[begin SOURCE MATERIAL]

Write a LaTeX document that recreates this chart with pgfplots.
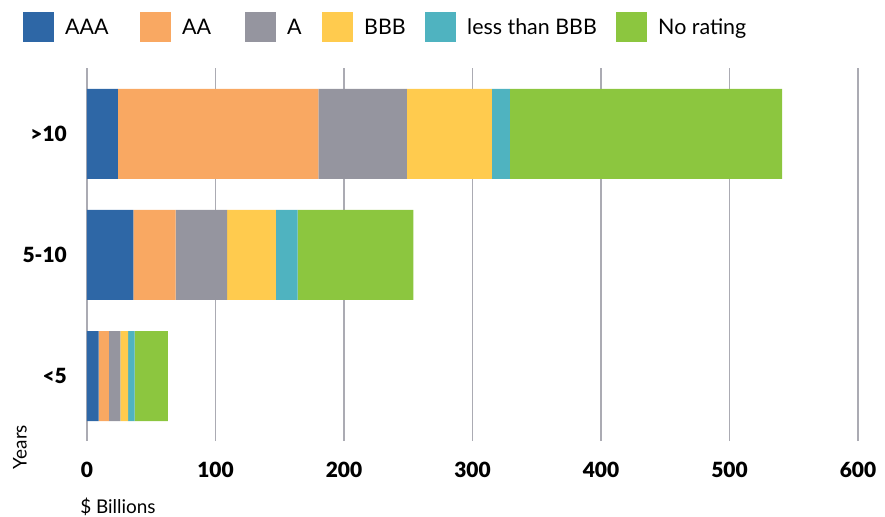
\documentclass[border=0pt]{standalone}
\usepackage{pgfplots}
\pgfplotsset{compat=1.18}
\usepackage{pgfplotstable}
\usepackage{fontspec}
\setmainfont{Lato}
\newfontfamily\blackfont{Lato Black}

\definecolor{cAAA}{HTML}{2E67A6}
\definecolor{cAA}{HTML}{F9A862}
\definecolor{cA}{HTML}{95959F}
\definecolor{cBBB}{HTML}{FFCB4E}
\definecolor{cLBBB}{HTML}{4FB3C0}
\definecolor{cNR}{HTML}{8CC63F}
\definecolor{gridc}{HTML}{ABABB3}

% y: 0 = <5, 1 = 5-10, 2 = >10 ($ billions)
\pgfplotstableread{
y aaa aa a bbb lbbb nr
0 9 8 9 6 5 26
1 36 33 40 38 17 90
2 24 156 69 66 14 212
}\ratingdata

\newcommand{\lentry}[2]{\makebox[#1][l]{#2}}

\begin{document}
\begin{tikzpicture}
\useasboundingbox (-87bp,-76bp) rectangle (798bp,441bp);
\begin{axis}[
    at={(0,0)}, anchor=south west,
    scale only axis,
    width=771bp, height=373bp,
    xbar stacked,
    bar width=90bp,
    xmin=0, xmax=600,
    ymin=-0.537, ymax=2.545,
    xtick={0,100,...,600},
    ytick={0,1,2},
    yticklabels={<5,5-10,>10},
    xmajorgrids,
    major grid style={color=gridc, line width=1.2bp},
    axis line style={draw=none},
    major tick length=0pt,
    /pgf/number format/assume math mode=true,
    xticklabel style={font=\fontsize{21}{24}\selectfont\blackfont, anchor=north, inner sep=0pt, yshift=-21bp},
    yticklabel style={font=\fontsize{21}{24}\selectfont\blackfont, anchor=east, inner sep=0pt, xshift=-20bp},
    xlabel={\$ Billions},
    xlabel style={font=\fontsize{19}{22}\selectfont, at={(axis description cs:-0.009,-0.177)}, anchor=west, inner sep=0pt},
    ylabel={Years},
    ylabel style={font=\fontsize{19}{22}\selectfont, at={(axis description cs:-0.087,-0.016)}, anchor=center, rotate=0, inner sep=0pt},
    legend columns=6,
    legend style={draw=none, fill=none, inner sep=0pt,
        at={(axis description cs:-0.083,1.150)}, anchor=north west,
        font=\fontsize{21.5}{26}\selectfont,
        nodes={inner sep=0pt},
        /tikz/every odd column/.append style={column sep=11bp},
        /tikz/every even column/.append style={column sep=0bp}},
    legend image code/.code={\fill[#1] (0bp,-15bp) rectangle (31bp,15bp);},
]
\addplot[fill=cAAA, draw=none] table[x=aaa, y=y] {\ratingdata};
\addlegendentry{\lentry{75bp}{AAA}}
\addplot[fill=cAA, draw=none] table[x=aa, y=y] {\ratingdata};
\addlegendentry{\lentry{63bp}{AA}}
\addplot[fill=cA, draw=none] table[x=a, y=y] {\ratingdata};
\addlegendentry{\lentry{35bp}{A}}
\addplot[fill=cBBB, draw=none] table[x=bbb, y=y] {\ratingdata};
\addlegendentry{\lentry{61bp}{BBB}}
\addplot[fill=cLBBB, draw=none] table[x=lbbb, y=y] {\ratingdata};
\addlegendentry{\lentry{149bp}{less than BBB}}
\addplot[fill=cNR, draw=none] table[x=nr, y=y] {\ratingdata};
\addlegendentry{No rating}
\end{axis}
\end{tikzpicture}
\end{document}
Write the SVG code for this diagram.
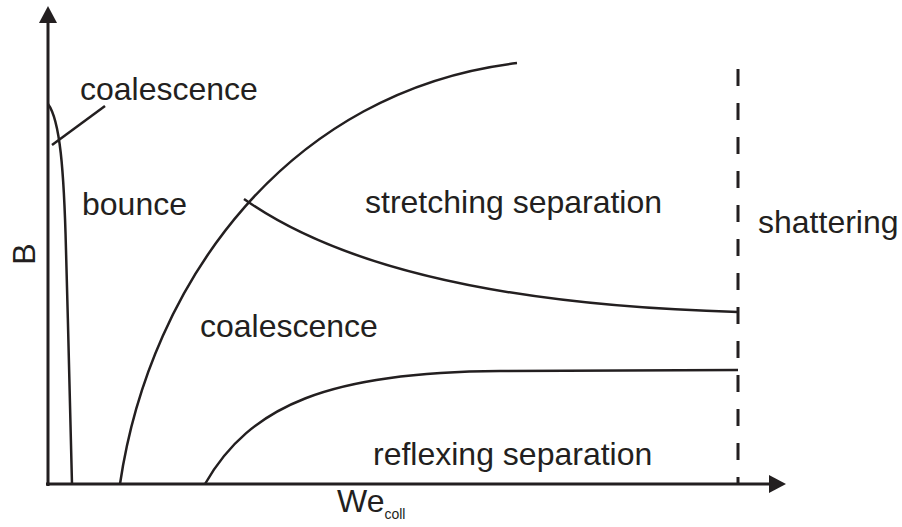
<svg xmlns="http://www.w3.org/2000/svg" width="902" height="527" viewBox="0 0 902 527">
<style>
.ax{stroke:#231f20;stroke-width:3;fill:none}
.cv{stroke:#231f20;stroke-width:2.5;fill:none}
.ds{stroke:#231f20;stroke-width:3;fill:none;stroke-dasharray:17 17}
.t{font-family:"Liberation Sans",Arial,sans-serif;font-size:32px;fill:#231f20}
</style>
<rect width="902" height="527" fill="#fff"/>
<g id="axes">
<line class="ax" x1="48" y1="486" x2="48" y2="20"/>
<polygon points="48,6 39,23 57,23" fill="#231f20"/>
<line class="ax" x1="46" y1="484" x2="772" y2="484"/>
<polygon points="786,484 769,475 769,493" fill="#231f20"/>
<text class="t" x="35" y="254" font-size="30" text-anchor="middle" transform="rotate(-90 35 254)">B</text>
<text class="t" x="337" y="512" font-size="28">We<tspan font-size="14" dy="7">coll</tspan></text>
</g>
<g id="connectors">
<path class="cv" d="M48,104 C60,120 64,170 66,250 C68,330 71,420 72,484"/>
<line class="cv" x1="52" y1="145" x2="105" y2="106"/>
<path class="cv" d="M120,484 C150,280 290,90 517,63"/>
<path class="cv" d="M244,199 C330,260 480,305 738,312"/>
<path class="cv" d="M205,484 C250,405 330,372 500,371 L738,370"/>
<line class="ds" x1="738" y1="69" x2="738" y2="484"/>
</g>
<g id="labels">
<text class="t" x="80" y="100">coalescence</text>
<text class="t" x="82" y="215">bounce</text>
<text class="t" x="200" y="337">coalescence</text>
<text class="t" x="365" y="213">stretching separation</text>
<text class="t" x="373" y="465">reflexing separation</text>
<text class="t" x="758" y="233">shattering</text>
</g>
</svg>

[end SOURCE MATERIAL]

• WRITTEN PROBLEM
Check each line above for the string "this" and show the ones that have it.

• TASK ANSWER
Write a LaTeX document that recreates this chart with pgfplots.
Write the SVG code for this diagram.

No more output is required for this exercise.